OBJECTIVE: Look for the string "this" and copy every line that has it.
>> begin DATASET
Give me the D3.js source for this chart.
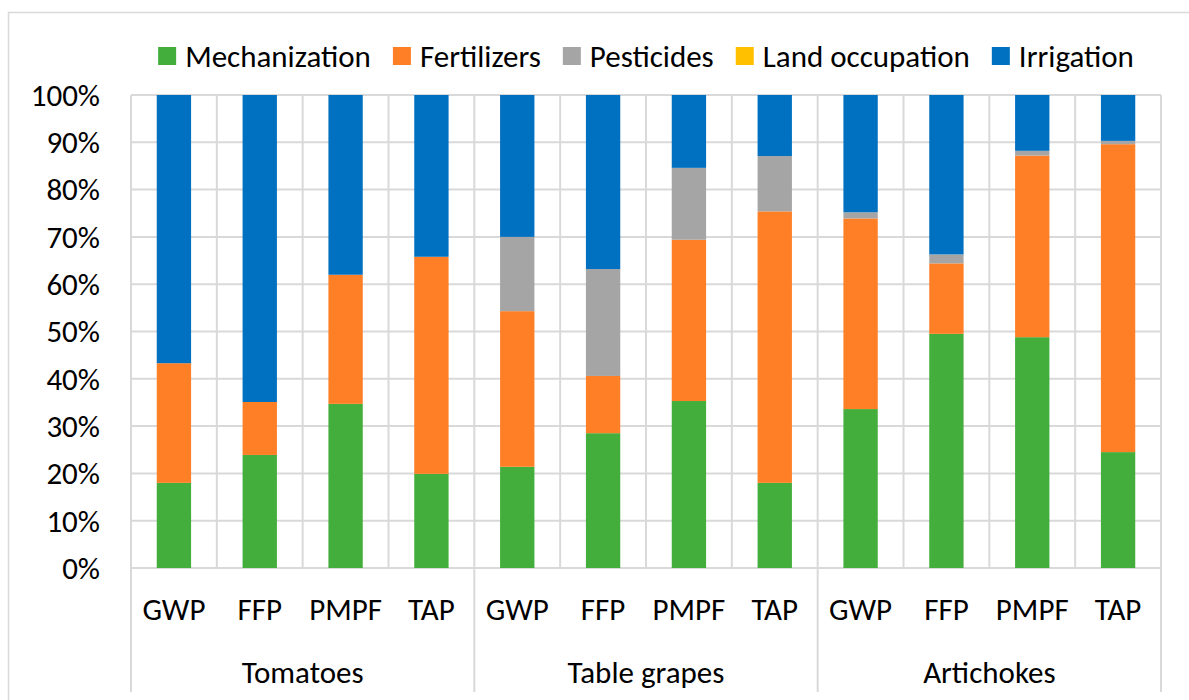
<!DOCTYPE html>
<html>
<head>
<meta charset="utf-8">
<script src="https://cdn.jsdelivr.net/npm/d3@7"></script>
<style>
  body { margin: 0; background: #fff; }
  text { font-family: Carlito, Calibri, Lato, "Open Sans", sans-serif; fill: #000; }
</style>
</head>
<body>
<svg id="chart"></svg>
<script>
// Data
const groups = ['Tomatoes', 'Table grapes', 'Artichokes'];
const indicators = ['GWP', 'FFP', 'PMPF', 'TAP'];
const seriesNames = ['Mechanization', 'Fertilizers', 'Pesticides', 'Land occupation', 'Irrigation'];
const seriesColors = ['#43AE3B', '#FF7F27', '#A5A5A5', '#FFC000', '#0070C0'];
const yTicks = [0, 10, 20, 30, 40, 50, 60, 70, 80, 90, 100];

// percentages, one entry per bar (Tomatoes GWP..TAP, Table grapes GWP..TAP, Artichokes GWP..TAP)
const mechanization = [18.0, 23.9, 34.7, 19.9, 21.4, 28.5, 35.3, 18.0, 33.6, 49.5, 48.8, 24.5];
const fertilizers   = [25.3, 11.2, 27.3, 45.9, 32.9, 12.1, 34.1, 57.4, 40.3, 14.9, 38.4, 65.1];
const pesticides    = [0.0, 0.0, 0.0, 0.0, 15.7, 22.6, 15.2, 11.7, 1.3, 1.9, 1.0, 0.7];
const landOccupation = [0, 0, 0, 0, 0, 0, 0, 0, 0, 0, 0, 0];
const irrigation    = [56.7, 64.9, 38.0, 34.2, 30.0, 36.8, 15.4, 12.9, 24.8, 33.7, 11.8, 9.7];

// Chart dimensions
const width = 1189;
const height = 700;
const margin = { top: 95, right: 28, bottom: 132, left: 131 };
const fontSize = '31px';

const svg = d3.select('#chart')
  .attr('width', width)
  .attr('height', height);

// outer frame
svg.append('rect')
  .attr('x', 8.5).attr('y', 12.5)
  .attr('width', width + 20).attr('height', height + 20)
  .attr('fill', 'none')
  .attr('stroke', '#D9D9D9')
  .attr('stroke-width', 1.5);

// build rows
const rows = [];
groups.forEach((g, gi) => {
  indicators.forEach((ind, ii) => {
    const i = gi * indicators.length + ii;
    rows.push({
      key: g + '|' + ind, group: g, indicator: ind,
      'Mechanization': mechanization[i],
      'Fertilizers': fertilizers[i],
      'Pesticides': pesticides[i],
      'Land occupation': landOccupation[i],
      'Irrigation': irrigation[i]
    });
  });
});

const stacked = d3.stack().keys(seriesNames)(rows);

// Scales
const xScale = d3.scaleBand()
  .domain(rows.map(d => d.key))
  .range([margin.left, width - margin.right])
  .padding(0);

const yScale = d3.scaleLinear()
  .domain([0, 100])
  .range([height - margin.bottom, margin.top]);

const plotBottom = height - margin.bottom;
const barW = xScale.bandwidth() * 0.4;

// horizontal gridlines
svg.append('g')
  .selectAll('line')
  .data(yTicks)
  .enter().append('line')
  .attr('x1', margin.left).attr('x2', width - margin.right)
  .attr('y1', d => yScale(d)).attr('y2', d => yScale(d))
  .attr('stroke', '#D9D9D9')
  .attr('stroke-width', 2);

// vertical gridlines at category boundaries
const bounds = rows.map(d => xScale(d.key)).concat([width - margin.right]);
svg.append('g')
  .selectAll('line')
  .data(bounds)
  .enter().append('line')
  .attr('x1', d => d).attr('x2', d => d)
  .attr('y1', margin.top).attr('y2', plotBottom)
  .attr('stroke', '#D9D9D9')
  .attr('stroke-width', 2);

// group separators below the axis
const groupBounds = groups.map(g => xScale(g + '|' + indicators[0])).concat([width - margin.right]);
svg.append('g')
  .selectAll('line')
  .data(groupBounds)
  .enter().append('line')
  .attr('x1', d => d).attr('x2', d => d)
  .attr('y1', plotBottom).attr('y2', 692)
  .attr('stroke', '#D9D9D9')
  .attr('stroke-width', 2);

// Bars
svg.append('g')
  .selectAll('g')
  .data(stacked)
  .enter().append('g')
  .attr('fill', (d, i) => seriesColors[i])
  .selectAll('rect')
  .data(d => d)
  .enter().append('rect')
  .attr('x', d => xScale(d.data.key) + (xScale.bandwidth() - barW) / 2)
  .attr('y', d => yScale(d[1]))
  .attr('width', barW)
  .attr('height', d => yScale(d[0]) - yScale(d[1]));

// Y-axis labels
svg.append('g')
  .selectAll('text')
  .data(yTicks)
  .enter().append('text')
  .attr('x', 100)
  .attr('y', d => yScale(d))
  .attr('dy', '0.35em')
  .attr('text-anchor', 'end')
  .style('font-size', fontSize)
  .text(d => d + '%');

// category labels
svg.append('g')
  .selectAll('text')
  .data(rows)
  .enter().append('text')
  .attr('x', d => xScale(d.key) + xScale.bandwidth() / 2)
  .attr('y', 609)
  .attr('dy', '0.35em')
  .attr('text-anchor', 'middle')
  .style('font-size', fontSize)
  .text(d => d.indicator);

// group labels
svg.append('g')
  .selectAll('text')
  .data(groups)
  .enter().append('text')
  .attr('x', (d, i) => (groupBounds[i] + groupBounds[i + 1]) / 2)
  .attr('y', 672)
  .attr('dy', '0.35em')
  .attr('text-anchor', 'middle')
  .style('font-size', fontSize)
  .text(d => d);

// Legend
const legend = svg.append('g');
const gap = 22;
let lx = 0;
seriesNames.forEach((name, i) => {
  const g = legend.append('g');
  g.append('rect')
    .attr('x', 0).attr('y', -9)
    .attr('width', 18).attr('height', 18)
    .attr('fill', seriesColors[i]);
  const t = g.append('text')
    .attr('x', 27).attr('dy', '0.35em')
    .style('font-size', fontSize)
    .text(name);
  const w = 27 + t.node().getComputedTextLength();
  g.attr('transform', `translate(${lx},0)`);
  lx += w + gap;
});
const legendW = lx - gap;
legend.attr('transform', `translate(${(margin.left + width - margin.right) / 2 - legendW / 2}, 56)`);
</script>
</body>
</html>
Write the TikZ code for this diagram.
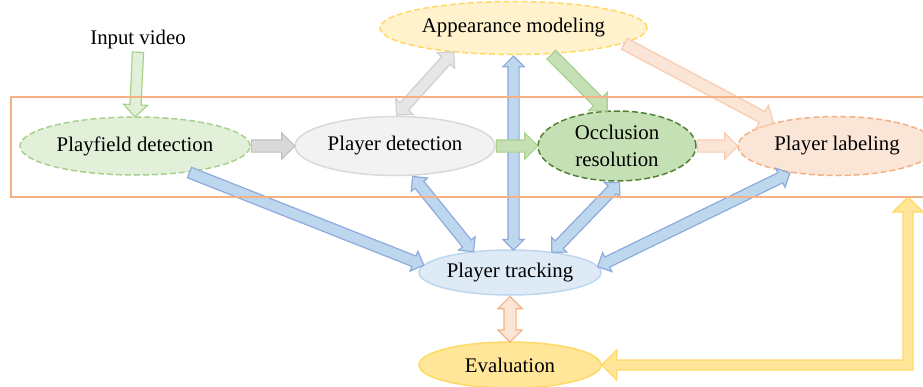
>> end DATASET
RESPONSE:
Give me the D3.js source for this chart.
Write the TikZ code for this diagram.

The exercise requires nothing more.